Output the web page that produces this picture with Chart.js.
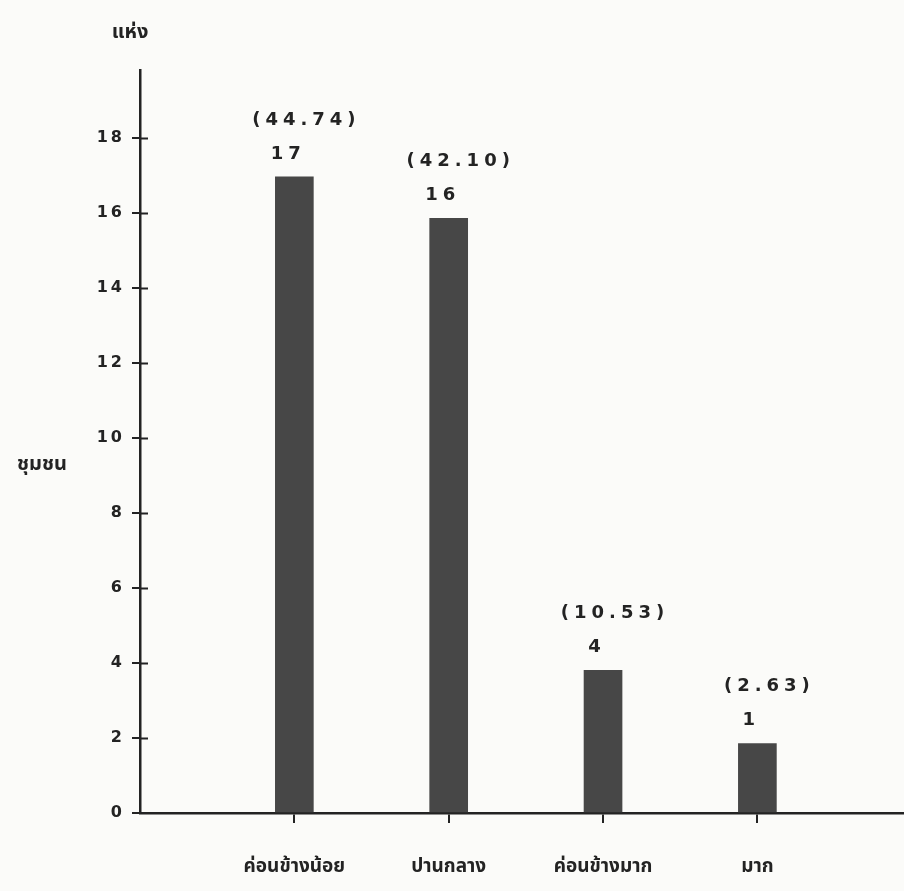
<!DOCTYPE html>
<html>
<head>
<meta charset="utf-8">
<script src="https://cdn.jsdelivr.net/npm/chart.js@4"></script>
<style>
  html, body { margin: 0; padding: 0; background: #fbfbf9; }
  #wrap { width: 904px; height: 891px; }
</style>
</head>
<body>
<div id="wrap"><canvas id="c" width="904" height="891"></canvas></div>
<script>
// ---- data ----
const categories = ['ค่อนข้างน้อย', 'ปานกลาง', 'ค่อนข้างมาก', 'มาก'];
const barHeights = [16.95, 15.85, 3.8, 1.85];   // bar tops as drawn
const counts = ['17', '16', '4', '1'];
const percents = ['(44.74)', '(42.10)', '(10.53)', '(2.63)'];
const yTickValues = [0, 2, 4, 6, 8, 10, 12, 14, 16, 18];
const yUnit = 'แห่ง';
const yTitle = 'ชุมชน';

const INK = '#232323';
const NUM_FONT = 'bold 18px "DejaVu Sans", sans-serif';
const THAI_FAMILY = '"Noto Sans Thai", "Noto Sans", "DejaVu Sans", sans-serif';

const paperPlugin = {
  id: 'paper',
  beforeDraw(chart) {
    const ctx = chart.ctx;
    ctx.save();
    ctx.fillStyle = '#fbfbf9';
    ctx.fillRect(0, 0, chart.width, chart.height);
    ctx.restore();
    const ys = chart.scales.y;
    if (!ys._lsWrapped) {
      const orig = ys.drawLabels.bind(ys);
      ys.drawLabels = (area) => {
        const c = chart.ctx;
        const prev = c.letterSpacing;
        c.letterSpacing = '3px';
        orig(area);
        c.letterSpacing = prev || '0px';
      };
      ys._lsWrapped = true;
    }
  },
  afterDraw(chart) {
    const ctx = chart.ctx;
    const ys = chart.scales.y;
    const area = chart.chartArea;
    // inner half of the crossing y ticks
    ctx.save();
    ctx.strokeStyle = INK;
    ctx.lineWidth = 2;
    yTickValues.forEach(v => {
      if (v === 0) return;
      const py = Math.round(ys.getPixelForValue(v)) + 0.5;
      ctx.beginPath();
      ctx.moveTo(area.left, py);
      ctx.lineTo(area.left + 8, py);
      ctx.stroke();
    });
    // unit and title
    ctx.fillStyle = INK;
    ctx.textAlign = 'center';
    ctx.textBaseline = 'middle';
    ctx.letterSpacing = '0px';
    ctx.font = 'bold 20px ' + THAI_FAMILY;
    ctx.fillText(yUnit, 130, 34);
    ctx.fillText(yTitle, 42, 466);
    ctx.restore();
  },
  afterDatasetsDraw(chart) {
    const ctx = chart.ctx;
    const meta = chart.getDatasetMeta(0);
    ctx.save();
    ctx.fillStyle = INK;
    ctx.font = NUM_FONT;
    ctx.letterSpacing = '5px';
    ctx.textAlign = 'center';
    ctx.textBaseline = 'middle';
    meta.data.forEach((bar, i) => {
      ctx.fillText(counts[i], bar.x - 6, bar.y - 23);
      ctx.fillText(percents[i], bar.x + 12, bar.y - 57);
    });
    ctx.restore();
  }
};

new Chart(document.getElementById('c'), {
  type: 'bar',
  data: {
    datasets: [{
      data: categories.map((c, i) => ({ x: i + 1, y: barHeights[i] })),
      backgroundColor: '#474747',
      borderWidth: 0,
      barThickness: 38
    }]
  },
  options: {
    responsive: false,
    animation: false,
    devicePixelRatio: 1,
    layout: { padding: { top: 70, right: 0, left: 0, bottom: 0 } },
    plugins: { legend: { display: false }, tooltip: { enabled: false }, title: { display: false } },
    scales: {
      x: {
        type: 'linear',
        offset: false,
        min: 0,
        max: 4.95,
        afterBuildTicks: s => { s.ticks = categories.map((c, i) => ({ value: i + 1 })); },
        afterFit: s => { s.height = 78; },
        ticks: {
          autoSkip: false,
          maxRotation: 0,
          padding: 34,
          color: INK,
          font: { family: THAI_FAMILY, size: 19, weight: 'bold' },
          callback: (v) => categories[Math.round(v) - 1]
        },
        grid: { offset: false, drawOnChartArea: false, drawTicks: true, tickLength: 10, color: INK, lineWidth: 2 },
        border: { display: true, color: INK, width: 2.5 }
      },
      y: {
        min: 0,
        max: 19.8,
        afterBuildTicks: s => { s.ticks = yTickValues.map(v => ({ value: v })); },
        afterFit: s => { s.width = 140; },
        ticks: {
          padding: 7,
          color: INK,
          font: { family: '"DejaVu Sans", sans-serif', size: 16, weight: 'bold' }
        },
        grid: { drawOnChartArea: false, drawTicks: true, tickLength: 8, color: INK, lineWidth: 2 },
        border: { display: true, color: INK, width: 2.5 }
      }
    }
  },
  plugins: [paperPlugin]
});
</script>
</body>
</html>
* * *
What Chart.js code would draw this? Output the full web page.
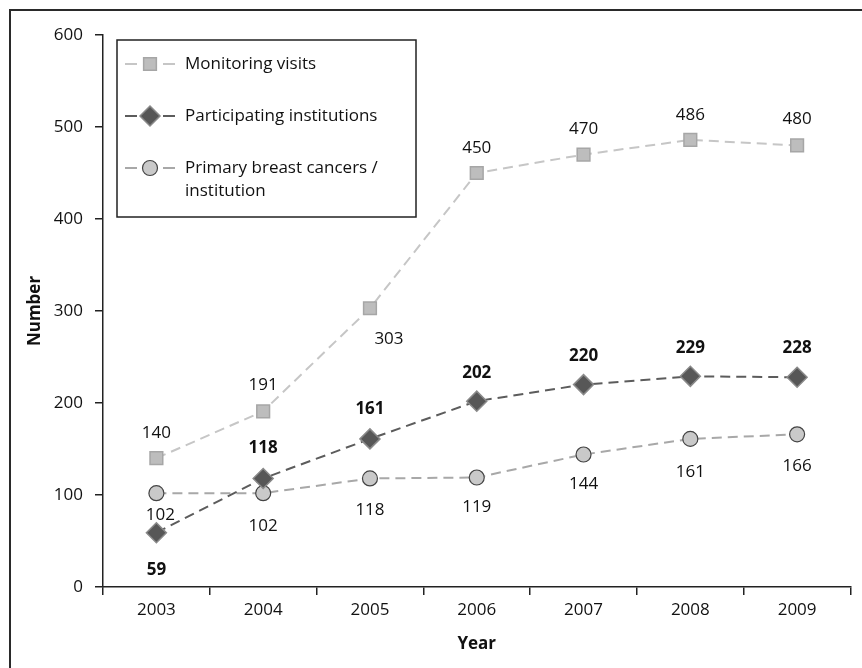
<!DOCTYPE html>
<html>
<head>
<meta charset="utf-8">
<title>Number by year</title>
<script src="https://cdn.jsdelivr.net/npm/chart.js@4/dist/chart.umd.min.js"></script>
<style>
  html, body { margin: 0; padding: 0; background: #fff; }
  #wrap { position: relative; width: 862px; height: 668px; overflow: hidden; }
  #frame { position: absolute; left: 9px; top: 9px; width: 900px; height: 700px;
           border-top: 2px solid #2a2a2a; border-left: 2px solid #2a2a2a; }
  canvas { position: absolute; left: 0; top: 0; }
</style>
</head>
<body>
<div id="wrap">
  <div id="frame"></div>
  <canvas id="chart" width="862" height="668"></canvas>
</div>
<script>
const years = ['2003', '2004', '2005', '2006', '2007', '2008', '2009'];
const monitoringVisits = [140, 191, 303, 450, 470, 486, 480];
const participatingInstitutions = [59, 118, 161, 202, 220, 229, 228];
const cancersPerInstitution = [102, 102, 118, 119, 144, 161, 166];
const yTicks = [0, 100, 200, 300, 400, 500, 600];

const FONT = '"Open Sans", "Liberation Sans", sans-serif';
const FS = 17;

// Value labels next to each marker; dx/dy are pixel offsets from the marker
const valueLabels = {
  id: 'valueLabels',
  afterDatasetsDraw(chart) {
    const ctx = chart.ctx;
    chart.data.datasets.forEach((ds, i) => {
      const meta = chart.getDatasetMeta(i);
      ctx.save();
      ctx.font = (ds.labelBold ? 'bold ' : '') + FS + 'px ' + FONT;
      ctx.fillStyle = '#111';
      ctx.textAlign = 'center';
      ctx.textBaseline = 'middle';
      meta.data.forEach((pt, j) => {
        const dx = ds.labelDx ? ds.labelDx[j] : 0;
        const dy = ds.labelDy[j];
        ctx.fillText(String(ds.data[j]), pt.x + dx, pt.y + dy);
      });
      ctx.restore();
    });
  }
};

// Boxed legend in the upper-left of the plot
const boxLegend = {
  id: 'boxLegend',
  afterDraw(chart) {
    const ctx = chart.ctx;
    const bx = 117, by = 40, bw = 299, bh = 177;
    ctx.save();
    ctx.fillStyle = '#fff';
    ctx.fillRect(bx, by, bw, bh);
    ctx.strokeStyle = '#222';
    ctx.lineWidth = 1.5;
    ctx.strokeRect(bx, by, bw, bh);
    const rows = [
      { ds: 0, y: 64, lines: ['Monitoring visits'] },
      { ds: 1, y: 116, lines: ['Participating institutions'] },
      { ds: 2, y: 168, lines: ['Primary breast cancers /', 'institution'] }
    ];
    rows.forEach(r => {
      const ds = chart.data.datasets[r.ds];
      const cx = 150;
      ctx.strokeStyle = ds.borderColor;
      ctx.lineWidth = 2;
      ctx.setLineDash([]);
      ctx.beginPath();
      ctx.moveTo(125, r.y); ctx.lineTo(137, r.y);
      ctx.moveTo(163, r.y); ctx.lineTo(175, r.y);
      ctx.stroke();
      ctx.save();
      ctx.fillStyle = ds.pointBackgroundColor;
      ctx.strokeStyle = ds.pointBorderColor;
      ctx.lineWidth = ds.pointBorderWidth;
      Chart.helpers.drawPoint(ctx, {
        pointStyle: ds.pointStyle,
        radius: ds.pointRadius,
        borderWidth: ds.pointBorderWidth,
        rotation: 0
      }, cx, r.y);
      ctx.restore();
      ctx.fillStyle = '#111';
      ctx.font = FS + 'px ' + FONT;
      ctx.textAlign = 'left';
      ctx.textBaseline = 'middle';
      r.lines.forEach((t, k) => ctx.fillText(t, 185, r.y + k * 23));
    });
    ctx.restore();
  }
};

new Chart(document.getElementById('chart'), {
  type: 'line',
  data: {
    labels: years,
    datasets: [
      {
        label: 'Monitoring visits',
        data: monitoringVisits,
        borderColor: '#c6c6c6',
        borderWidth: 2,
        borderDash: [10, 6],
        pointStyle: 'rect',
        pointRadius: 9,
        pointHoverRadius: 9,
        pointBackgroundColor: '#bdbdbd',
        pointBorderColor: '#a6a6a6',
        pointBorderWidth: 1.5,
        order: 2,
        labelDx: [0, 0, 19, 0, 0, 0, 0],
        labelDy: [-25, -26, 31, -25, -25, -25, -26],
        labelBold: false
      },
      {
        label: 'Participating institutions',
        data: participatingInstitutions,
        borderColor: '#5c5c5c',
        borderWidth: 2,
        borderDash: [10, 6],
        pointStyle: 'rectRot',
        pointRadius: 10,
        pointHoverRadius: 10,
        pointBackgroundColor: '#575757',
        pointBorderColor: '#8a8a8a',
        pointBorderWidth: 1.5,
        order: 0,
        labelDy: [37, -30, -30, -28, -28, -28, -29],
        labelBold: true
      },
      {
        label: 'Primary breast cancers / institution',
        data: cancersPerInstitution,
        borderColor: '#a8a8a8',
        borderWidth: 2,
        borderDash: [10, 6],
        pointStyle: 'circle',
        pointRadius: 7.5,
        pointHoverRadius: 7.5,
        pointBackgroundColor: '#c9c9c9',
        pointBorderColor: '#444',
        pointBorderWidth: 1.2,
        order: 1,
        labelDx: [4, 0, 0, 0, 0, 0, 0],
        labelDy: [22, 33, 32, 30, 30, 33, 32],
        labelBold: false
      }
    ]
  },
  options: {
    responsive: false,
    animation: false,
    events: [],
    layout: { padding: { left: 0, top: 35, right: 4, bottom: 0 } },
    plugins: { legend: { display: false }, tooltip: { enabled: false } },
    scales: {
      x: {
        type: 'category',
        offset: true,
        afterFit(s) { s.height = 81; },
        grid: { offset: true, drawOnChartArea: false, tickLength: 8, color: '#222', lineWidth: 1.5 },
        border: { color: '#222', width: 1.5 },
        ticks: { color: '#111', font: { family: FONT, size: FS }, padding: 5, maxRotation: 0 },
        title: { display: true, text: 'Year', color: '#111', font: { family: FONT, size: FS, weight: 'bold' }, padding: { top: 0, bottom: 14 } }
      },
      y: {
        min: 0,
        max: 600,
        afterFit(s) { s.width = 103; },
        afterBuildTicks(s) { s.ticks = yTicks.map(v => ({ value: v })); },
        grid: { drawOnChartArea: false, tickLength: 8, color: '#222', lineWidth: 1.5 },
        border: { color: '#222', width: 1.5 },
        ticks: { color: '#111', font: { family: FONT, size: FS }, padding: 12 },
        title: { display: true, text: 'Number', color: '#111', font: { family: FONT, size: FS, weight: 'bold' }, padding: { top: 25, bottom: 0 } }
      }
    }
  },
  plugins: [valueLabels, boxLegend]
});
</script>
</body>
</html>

- **What the task asks**: Return exactly the lines from the one with "What Chart.js code" to the one with "const yTicks = [0, 100, 200, 300, 400, 500, 600];", inclusive, and nothing else; skip the pictures.

- **Solution to this problem**:
What Chart.js code would draw this? Output the full web page.
<!DOCTYPE html>
<html>
<head>
<meta charset="utf-8">
<title>Number by year</title>
<script src="https://cdn.jsdelivr.net/npm/chart.js@4/dist/chart.umd.min.js"></script>
<style>
  html, body { margin: 0; padding: 0; background: #fff; }
  #wrap { position: relative; width: 862px; height: 668px; overflow: hidden; }
  #frame { position: absolute; left: 9px; top: 9px; width: 900px; height: 700px;
           border-top: 2px solid #2a2a2a; border-left: 2px solid #2a2a2a; }
  canvas { position: absolute; left: 0; top: 0; }
</style>
</head>
<body>
<div id="wrap">
  <div id="frame"></div>
  <canvas id="chart" width="862" height="668"></canvas>
</div>
<script>
const years = ['2003', '2004', '2005', '2006', '2007', '2008', '2009'];
const monitoringVisits = [140, 191, 303, 450, 470, 486, 480];
const participatingInstitutions = [59, 118, 161, 202, 220, 229, 228];
const cancersPerInstitution = [102, 102, 118, 119, 144, 161, 166];
const yTicks = [0, 100, 200, 300, 400, 500, 600];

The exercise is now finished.